Switzerland’s deep geological repository is to be constructed close to the border with Germany. A close exchange between the two countries is indispensable. But how can this be accomplished?


Where do you start to feel affected by a decision, and where is that no longer the case? This invisible line does not always run along political boundaries. In the case of the Swiss deep geological repository to be constructed in Nördlich Lägern, the impact is felt beyond the Rhine River, which forms the border between Switzerland and Germany in this region.

A close exchange between the two countries is indispensable. This is possible for example, at the regional conference, which offers a venue for discussion. There are also bodies such as the “German Expert Group on Swiss Repositories” (Expertengruppe-Schweizer-Tiefenlager, ESchT) and the “German Coordination Office for Deep Geological Repositories in Switzerland” (Deutsche Koordinationsstelle Schweizer Tiefenlager, DKST). Martin Steinebrunner has been Director of the DKST since 2016. Recently, he returned to Windlach for another visit to Nagra’s information pavilion.

“We weren’t expecting this”
Steinebrunner visited the information pavilion for the first time in autumn 2022 and was impressed: “First of all, by the model. And then by all the questions visitors ask here.” He particularly likes the question ‘Are we allowed to do this?’. “This isn’t some marketing stunt, this is a real concern for the people who live here.

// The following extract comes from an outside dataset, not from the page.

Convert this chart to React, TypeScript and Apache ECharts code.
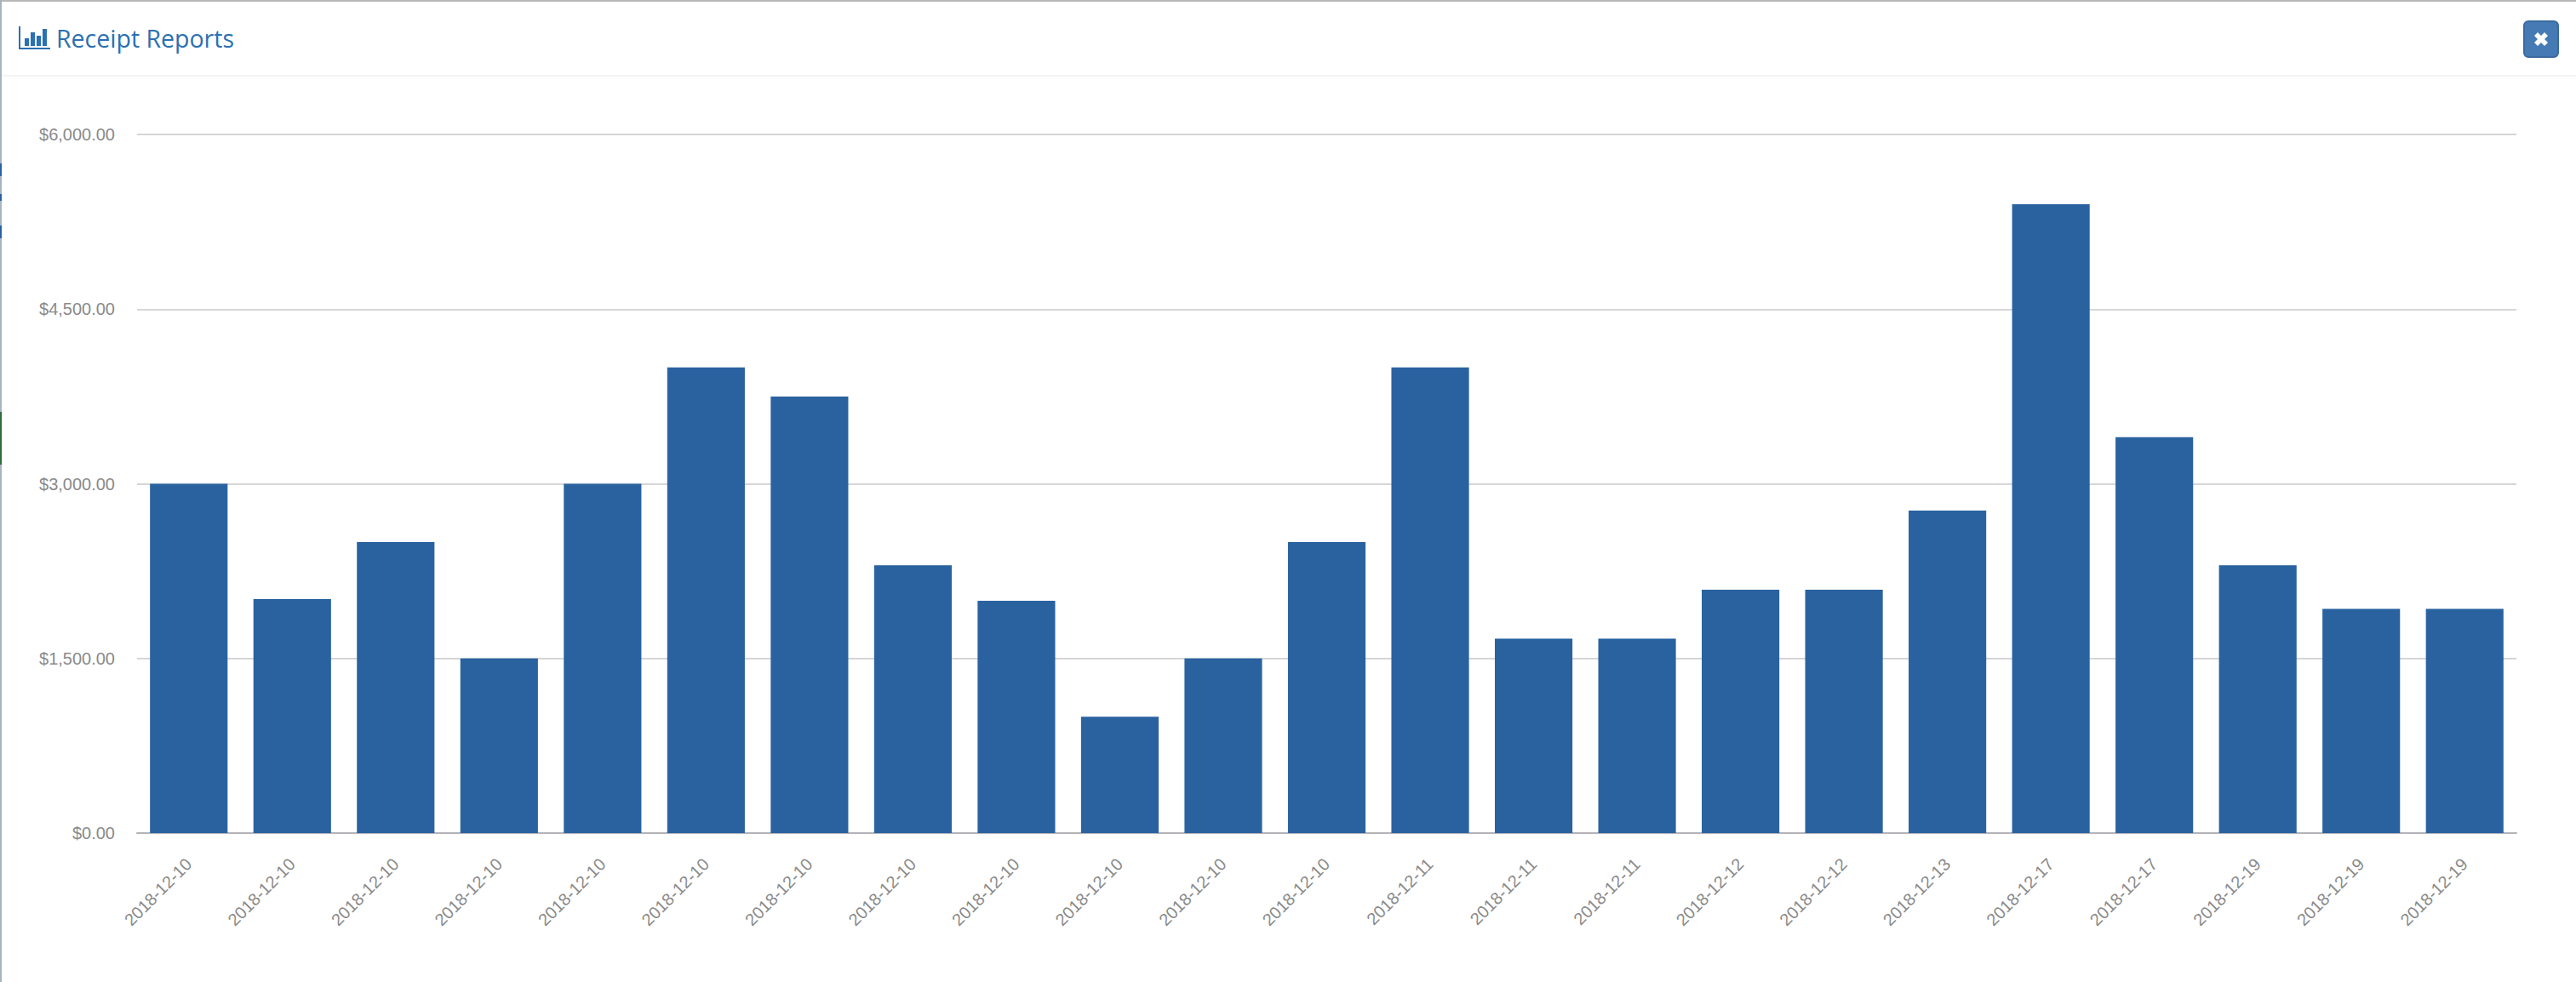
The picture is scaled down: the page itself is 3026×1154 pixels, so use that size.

We weren’t expecting this from an organisation like Nagra.”

Nagra already used models and visualisations before announcing the siting proposal. “But they were always generic in nature. You never knew what it would really look like in the selected region.” The model in Windlach makes the repository “tangible and understandable” for the first time. This adds a new dimension to the project,

which motivated Steinebrunner to pay another visit to the information pavilion with his own delegation.

German representatives visiting the information pavilion (from left to right): Sebastian Wilske (Director of the Hochrhein-Bodensee Regional Association), Martin Steinebrunner, Jörg Gantzer (Deputy County Commissioner of the Waldshut district) and County Commissioner Dr Martin Kistler together with Philipp Senn and Olivier Moser from Nagra.

This is a task that deserves respect”
“The emotions were palpable,” Steinebrunner recalls, thinking back to an information event in Hohentengen in the autumn, shortly after the siting proposal. People are only becoming interested now that the project has become more concrete. Those who have already been directly involved forget this quickly: “I have been participating in this project for eight years. When you are familiar with the issue, you automatically assume that others are equally involved.” This assumption simply cannot be taken for granted.

What those involved also know: safety has the highest priority. This is difficult to explain to someone who hears about a deep geological repository for the first time. “Safety is not just suddenly a given,” says Steinebrunner, trying to explain an outsider’s perspective. But this was exactly the impression that some people had. “Ensuring safety requires daily commitment. This is a task that deserves respect.” It is precisely with this respect that one must also address unresolved issues, listen to people and provide information. What could a cross-border exchange look like in concrete terms? “First of all: don’t try to influence anyone’s opinions,” warns the DKST Director. “And you must be open about what people can expect.” Doing so can occasionally require in-depth discussions. “Not everyone might be able to understand the technical details. But it is important to show that this is not a trivial task.”

Lukas Oesch, Head of Public Affairs at Nagra, would also like to expand the cross-border exchange: “People might live on the other side of the Rhine but they still belong to the region.” This has not yet been demonstrated enough to those people who have not yet heard of the regional conference or the DKST. Oesch is therefore glad that the announcement of the siting proposal last autumn has made the project more tangible: “The project has become more concrete and we no longer have to use the subjunctive when we talk about it – that is helpful.”

A little distrust is a good thing”
The important thing now, Steinebrunner believes, is to show presence in the region. “In smaller groups so that people have the opportunity to ask their questions”. The event in Hohentengen showed that there are many questions. However, they could not all be answered in one evening. This is why he suggests that the repository model from the information pavilion find its way to Hohentengen. Lukas Oesch welcomes this proposal: “This is a good idea, and I have already brought it up at Nagra. If it brings us a little closer to the people who are interested in the project, then it is well worth it.”

Further efforts are already underway: “Our open days at the Mont Terri Rock Laboratory offer an exciting experience. Unfortunately, we have only had a few visitors from Germany so far. We are trying to change this. Everyone should have the same opportunity to join in the discussion and ask questions.”

Answering all unresolved questions is an “ongoing task. We often find ourselves repeating the same story – but that is a necessary part of our work,” says Martin Steinebrunner. Visitors should emerge with a healthy mix of trust and distrust. “A little distrust is a good thing. It is key to staying critical enough.”